(Plotting code records)
......
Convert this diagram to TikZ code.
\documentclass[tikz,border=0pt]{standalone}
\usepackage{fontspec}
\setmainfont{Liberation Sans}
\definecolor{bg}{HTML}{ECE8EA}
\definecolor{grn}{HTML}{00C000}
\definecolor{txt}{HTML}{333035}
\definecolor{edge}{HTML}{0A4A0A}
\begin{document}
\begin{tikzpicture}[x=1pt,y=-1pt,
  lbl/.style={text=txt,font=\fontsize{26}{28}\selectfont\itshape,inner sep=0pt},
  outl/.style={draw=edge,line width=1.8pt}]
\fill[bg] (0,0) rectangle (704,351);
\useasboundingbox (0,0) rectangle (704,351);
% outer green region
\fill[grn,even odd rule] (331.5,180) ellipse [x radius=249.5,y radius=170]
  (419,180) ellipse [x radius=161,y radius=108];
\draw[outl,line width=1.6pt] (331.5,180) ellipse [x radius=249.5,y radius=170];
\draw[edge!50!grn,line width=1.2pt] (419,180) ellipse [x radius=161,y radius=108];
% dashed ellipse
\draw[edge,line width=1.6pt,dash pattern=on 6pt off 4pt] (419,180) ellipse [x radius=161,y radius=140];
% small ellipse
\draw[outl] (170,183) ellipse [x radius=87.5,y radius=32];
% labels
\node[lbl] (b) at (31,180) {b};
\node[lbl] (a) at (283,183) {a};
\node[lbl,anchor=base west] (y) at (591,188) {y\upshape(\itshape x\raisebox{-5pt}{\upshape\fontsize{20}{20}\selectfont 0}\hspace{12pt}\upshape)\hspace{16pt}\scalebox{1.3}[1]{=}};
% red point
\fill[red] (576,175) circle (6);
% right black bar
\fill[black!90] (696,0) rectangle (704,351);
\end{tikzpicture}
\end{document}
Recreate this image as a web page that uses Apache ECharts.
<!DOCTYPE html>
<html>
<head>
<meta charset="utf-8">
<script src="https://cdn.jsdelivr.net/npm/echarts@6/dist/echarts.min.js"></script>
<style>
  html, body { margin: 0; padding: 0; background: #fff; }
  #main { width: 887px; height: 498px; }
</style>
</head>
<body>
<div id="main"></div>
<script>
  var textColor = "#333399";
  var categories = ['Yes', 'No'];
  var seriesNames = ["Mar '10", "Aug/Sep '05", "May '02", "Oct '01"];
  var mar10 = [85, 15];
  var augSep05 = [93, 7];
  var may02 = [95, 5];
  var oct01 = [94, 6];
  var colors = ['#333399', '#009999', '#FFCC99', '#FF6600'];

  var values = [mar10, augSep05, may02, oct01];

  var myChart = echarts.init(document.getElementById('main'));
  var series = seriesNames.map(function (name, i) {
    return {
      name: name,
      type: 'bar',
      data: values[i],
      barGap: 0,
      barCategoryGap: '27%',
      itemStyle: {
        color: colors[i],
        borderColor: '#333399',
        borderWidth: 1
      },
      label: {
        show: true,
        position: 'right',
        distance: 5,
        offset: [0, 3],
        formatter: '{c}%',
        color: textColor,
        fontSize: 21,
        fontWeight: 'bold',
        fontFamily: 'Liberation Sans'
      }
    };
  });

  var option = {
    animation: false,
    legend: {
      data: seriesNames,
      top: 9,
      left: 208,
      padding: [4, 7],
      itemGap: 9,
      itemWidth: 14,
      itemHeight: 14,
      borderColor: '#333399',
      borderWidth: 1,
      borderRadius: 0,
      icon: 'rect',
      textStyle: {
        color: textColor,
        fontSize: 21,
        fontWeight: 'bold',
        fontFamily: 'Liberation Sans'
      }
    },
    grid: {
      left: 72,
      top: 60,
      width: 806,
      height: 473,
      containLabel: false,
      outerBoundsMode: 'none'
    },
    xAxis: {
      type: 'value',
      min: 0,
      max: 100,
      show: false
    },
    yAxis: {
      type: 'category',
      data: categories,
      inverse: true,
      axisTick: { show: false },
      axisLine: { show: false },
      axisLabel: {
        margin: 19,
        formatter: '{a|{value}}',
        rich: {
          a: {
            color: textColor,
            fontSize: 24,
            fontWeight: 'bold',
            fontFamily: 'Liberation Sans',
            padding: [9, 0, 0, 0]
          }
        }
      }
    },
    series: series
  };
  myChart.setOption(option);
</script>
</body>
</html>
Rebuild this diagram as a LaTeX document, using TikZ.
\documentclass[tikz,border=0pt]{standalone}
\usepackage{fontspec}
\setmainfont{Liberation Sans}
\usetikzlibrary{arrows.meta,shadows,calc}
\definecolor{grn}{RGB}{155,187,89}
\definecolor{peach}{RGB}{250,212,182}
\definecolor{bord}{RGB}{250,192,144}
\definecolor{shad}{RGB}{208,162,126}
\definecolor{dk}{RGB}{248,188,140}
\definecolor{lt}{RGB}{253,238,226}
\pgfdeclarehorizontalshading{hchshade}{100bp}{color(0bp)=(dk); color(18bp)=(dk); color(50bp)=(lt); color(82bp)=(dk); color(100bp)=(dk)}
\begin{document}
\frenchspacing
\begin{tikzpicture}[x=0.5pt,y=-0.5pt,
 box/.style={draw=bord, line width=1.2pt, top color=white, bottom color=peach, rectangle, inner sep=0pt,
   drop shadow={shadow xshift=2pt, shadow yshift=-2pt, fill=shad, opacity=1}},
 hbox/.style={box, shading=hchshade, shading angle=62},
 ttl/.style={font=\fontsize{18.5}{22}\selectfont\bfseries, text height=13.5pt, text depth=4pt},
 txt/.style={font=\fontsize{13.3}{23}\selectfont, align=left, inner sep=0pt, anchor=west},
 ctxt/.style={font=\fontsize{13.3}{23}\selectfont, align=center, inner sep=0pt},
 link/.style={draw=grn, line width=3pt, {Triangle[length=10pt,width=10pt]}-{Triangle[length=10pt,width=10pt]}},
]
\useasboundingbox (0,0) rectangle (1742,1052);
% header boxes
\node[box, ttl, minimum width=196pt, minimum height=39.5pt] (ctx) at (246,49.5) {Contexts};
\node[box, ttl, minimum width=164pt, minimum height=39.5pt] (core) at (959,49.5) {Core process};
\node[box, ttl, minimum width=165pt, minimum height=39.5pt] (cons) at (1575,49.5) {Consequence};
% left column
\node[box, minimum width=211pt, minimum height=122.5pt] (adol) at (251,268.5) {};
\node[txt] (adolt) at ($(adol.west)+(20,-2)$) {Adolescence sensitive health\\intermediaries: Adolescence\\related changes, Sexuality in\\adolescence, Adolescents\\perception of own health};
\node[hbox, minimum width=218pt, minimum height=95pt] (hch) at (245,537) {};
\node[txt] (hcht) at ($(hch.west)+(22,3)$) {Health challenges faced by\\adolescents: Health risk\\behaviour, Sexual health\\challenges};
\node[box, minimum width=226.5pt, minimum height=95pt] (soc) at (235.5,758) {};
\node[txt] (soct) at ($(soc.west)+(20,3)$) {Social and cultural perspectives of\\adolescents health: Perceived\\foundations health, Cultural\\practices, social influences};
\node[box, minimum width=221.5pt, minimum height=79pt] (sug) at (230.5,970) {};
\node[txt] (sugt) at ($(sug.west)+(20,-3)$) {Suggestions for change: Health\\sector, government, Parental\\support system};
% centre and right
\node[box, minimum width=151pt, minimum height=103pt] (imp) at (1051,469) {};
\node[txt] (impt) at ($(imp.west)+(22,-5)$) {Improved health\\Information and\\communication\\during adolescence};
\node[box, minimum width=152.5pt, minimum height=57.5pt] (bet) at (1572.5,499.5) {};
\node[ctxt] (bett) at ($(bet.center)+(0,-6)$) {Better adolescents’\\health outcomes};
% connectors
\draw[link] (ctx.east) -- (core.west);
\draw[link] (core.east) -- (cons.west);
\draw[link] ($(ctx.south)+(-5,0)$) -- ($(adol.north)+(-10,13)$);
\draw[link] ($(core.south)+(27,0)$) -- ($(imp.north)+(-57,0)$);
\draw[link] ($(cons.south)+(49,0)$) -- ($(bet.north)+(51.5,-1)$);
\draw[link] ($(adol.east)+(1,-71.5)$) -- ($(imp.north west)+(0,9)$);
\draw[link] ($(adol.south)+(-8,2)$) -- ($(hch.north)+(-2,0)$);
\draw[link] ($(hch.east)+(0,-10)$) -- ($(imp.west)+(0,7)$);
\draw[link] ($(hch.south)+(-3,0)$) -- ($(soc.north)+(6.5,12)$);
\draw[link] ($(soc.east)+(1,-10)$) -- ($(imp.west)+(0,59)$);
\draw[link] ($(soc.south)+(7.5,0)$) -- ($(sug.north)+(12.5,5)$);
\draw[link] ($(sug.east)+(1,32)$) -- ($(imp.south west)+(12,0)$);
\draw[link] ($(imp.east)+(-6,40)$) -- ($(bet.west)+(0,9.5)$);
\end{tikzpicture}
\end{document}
......
Write the lines again exactly, beginning at the line that has "Recreate this image" and stopping after the line that has "var values = [mar10, augSep05, may02, oct01];"; include no other lines.

Recreate this image as a web page that uses Apache ECharts.
<!DOCTYPE html>
<html>
<head>
<meta charset="utf-8">
<script src="https://cdn.jsdelivr.net/npm/echarts@6/dist/echarts.min.js"></script>
<style>
  html, body { margin: 0; padding: 0; background: #fff; }
  #main { width: 887px; height: 498px; }
</style>
</head>
<body>
<div id="main"></div>
<script>
  var textColor = "#333399";
  var categories = ['Yes', 'No'];
  var seriesNames = ["Mar '10", "Aug/Sep '05", "May '02", "Oct '01"];
  var mar10 = [85, 15];
  var augSep05 = [93, 7];
  var may02 = [95, 5];
  var oct01 = [94, 6];
  var colors = ['#333399', '#009999', '#FFCC99', '#FF6600'];

  var values = [mar10, augSep05, may02, oct01];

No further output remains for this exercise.